*GIVEN MATERIAL*:
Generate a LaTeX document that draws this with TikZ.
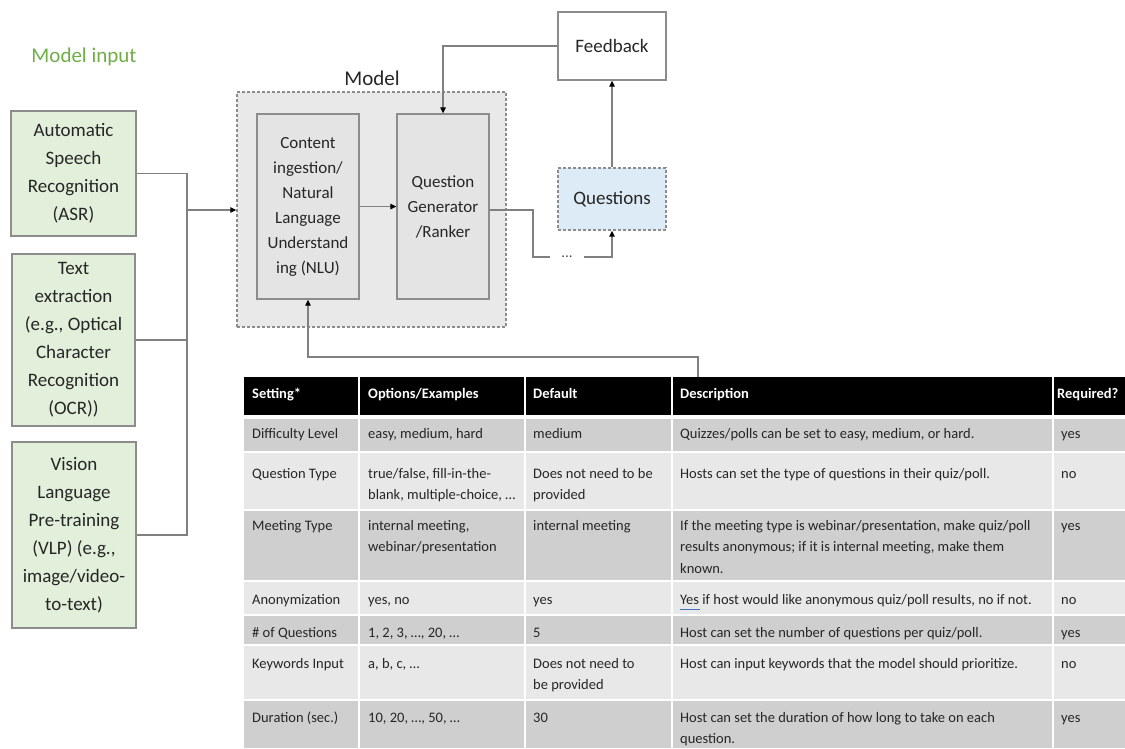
\documentclass[tikz,border=0pt]{standalone}
\usepackage{fontspec}
\setmainfont{Carlito}
\usetikzlibrary{arrows.meta}

\definecolor{inputgreen}{HTML}{70AD47}
\definecolor{greenfill}{HTML}{E2EFDA}
\definecolor{framegray}{HTML}{8C8C8C}
\definecolor{modelfill}{HTML}{E9E9E9}
\definecolor{blockfill}{HTML}{E4E4E4}
\definecolor{bluefill}{HTML}{DDEBF7}
\definecolor{wiregray}{HTML}{808080}
\definecolor{bodytext}{HTML}{262626}
\definecolor{rowdark}{HTML}{CFCFCF}
\definecolor{rowlight}{HTML}{E8E8E8}
\definecolor{spellblue}{HTML}{4472C4}

\begin{document}
\begin{tikzpicture}[x=1pt, y=-1pt,
  inputbox/.style={draw=framegray, line width=1.3pt, fill=greenfill, align=center,
    inner sep=0pt, text=bodytext, font=\fontsize{19}{28}\selectfont},
  block/.style={draw=framegray, line width=1.3pt, fill=blockfill, align=center,
    inner sep=0pt, text=bodytext, font=\fontsize{17}{25}\selectfont},
  dashbox/.style={draw=framegray, line width=1.4pt, dash pattern=on 3pt off 2pt},
  plainbox/.style={draw=framegray, line width=1.3pt, fill=white, inner sep=0pt,
    text=bodytext, font=\fontsize{19}{23}\selectfont},
  wire/.style={draw=wiregray, line width=1.3pt},
  feed/.style={wire, -{Triangle[length=6pt, width=5.5pt, color=black]}},
  tcell/.style={anchor=north west, inner sep=0pt, align=left, text=bodytext,
    font=\fontsize{14.5}{21.5}\selectfont},
  hcell/.style={tcell, text=white, font=\bfseries\fontsize{14.5}{21.5}\selectfont}
]
\useasboundingbox (0,0) rectangle (1125,748);

% ---------- inputs ----------
\node[text=inputgreen, font=\fontsize{21}{25}\selectfont] (inputs) at (84,57) {Model input};

\node[inputbox, minimum width=125, minimum height=125] (asr) at (73.5,173.5)
  {Automatic\\Speech\\Recognition\\(ASR)};
\node[inputbox, minimum width=123, minimum height=172] (ocr) at (73.5,340)
  {Text\\extraction\\(e.g., Optical\\Character\\Recognition\\(OCR))};
\node[inputbox, minimum width=124, minimum height=186] (vlp) at (74,535)
  {Vision\\Language\\Pre-training\\(VLP) (e.g.,\\image/video-\\to-text)};

% ---------- model ----------
\node[dashbox, fill=modelfill, minimum width=269, minimum height=235] (model) at (371.5,209.5) {};
\node[font=\fontsize{21}{25}\selectfont, text=bodytext] (modeltitle) at (372,78) {Model};
\node[block, minimum width=102, minimum height=185] (nlu) at (308,206.5)
  {Content\\ingestion/\\Natural\\Language\\Understand\\ing (NLU)};
\node[block, minimum width=92, minimum height=185] (qg) at (443,206.5)
  {Question\\Generator\\/Ranker};

% ---------- outputs ----------
\node[plainbox, minimum width=108, minimum height=68] (fb) at (612,46) {Feedback};
\node[dashbox, fill=bluefill, inner sep=0pt, text=bodytext, font=\fontsize{19}{23}\selectfont,
  minimum width=108, minimum height=62] (qs) at (612,199) {Questions};
\node[inner sep=0pt, minimum width=34, text=black!70, font=\fontsize{15}{17}\selectfont]
  (dots) at (567,257) {...};

% ---------- connectors ----------
\coordinate (bus) at (187,210);
\draw[wire] (asr.east) -| (bus);
\draw[wire] (vlp.east) -| (bus);
\draw[wire] (ocr.east) -- (ocr.east -| bus);
\draw[feed] (bus) -- (bus -| model.west);
\draw[feed] (nlu.east) -- (qg.west);
\draw[feed] (fb.west) -| (qg.north);
\draw[feed] (qs.north) -- (fb.south);
\coordinate (qgturn) at (533,210);
\draw[wire] ([yshift=-3.5pt]qg.east) -- (qgturn) |- (dots.west);
\draw[feed] (dots.east) -| (qs.south);

% ---------- settings table ----------
\fill[black] (244,377) rectangle (1125,416);
\fill[rowdark]  (244,416) rectangle (1125,452);
\fill[rowlight] (244,452) rectangle (1125,510);
\fill[rowdark]  (244,510) rectangle (1125,581);
\fill[rowlight] (244,581) rectangle (1125,615);
\fill[rowdark]  (244,615) rectangle (1125,645);
\fill[rowlight] (244,645) rectangle (1125,700);
\fill[rowdark]  (244,700) rectangle (1125,748);
\foreach \yy in {452,510,581,615,645,700}
  \draw[white, line width=2pt] (244,\yy) -- (1125,\yy);
\draw[white, line width=3.5pt] (244,417) -- (1125,417);
\foreach \xx in {359,525,672,1053}
  \draw[white, line width=2pt] (\xx,377) -- (\xx,748);

\coordinate (tab) at (698,377);
\coordinate (tabturn) at (698,357);
\draw[feed] (tab) -- (tabturn) -| (nlu.south);

% header
\node[hcell] (h1) at (252,383) {\strut Setting*};
\node[hcell] (h2) at (368,383) {\strut Options/Examples};
\node[hcell] (h3) at (533,383) {\strut Default};
\node[hcell] (h4) at (680,383) {\strut Description};
\node[hcell] (h5) at (1057,383) {\strut Required?};

% difficulty
\node[tcell] (a1) at (252,423) {\strut Difficulty Level};
\node[tcell] (a2) at (368,423) {\strut easy, medium, hard};
\node[tcell] (a3) at (533,423) {\strut medium};
\node[tcell] (a4) at (680,423) {\strut Quizzes/polls can be set to easy, medium, or hard.};
\node[tcell] (a5) at (1061,423) {\strut yes};

% question type
\node[tcell] (b1) at (252,463) {\strut Question Type};
\node[tcell] (b2) at (368,463) {\strut true/false, fill-in-the-\\blank, multiple-choice, …};
\node[tcell] (b3) at (533,463) {\strut Does not need to be\\provided};
\node[tcell] (b4) at (680,463) {\strut Hosts can set the type of questions in their quiz/poll.};
\node[tcell] (b5) at (1061,463) {\strut no};

% meeting type
\node[tcell] (c1) at (252,515) {\strut Meeting Type};
\node[tcell] (c2) at (368,515) {\strut internal meeting,\\webinar/presentation};
\node[tcell] (c3) at (533,515) {\strut internal meeting};
\node[tcell] (c4) at (680,515) {\strut If the meeting type is webinar/presentation, make quiz/poll\\results anonymous; if it is internal meeting, make them\\known.};
\node[tcell] (c5) at (1061,515) {\strut yes};

% anonymization
\node[tcell] (d1) at (252,589) {\strut Anonymization};
\node[tcell] (d2) at (368,589) {\strut yes, no};
\node[tcell] (d3) at (533,589) {\strut yes};
\node[tcell] (d4) at (680,589) {\strut Yes if host would like anonymous quiz/poll results, no if not.};
\node[tcell] (d5) at (1061,589) {\strut no};
\draw[spellblue, line width=0.9pt] (680,609) -- (700,609);

% number of questions
\node[tcell] (e1) at (252,622) {\strut \# of Questions};
\node[tcell] (e2) at (368,622) {\strut 1, 2, 3, …, 20, …};
\node[tcell] (e3) at (533,622) {\strut 5};
\node[tcell] (e4) at (680,622) {\strut Host can set the number of questions per quiz/poll.};
\node[tcell] (e5) at (1061,622) {\strut yes};

% keywords
\node[tcell] (f1) at (252,653) {\strut Keywords Input};
\node[tcell] (f2) at (368,653) {\strut a, b, c, …};
\node[tcell] (f3) at (533,653) {\strut Does not need to\\be provided};
\node[tcell] (f4) at (680,653) {\strut Host can input keywords that the model should prioritize.};
\node[tcell] (f5) at (1061,653) {\strut no};

% duration
\node[tcell] (g1) at (252,707) {\strut Duration (sec.)};
\node[tcell] (g2) at (368,707) {\strut 10, 20, …, 50, …};
\node[tcell] (g3) at (533,707) {\strut 30};
\node[tcell] (g4) at (680,707) {\strut Host can set the duration of how long to take on each\\question.};
\node[tcell] (g5) at (1061,707) {\strut yes};
\end{tikzpicture}
\end{document}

*EXERCISE DIRECTIONS*: Show all lines from the listing above in which "that" appears.

*RESPONSE TO THIS EXERCISE*:
Generate a LaTeX document that draws this with TikZ.
\node[tcell] (f4) at (680,653) {\strut Host can input keywords that the model should prioritize.};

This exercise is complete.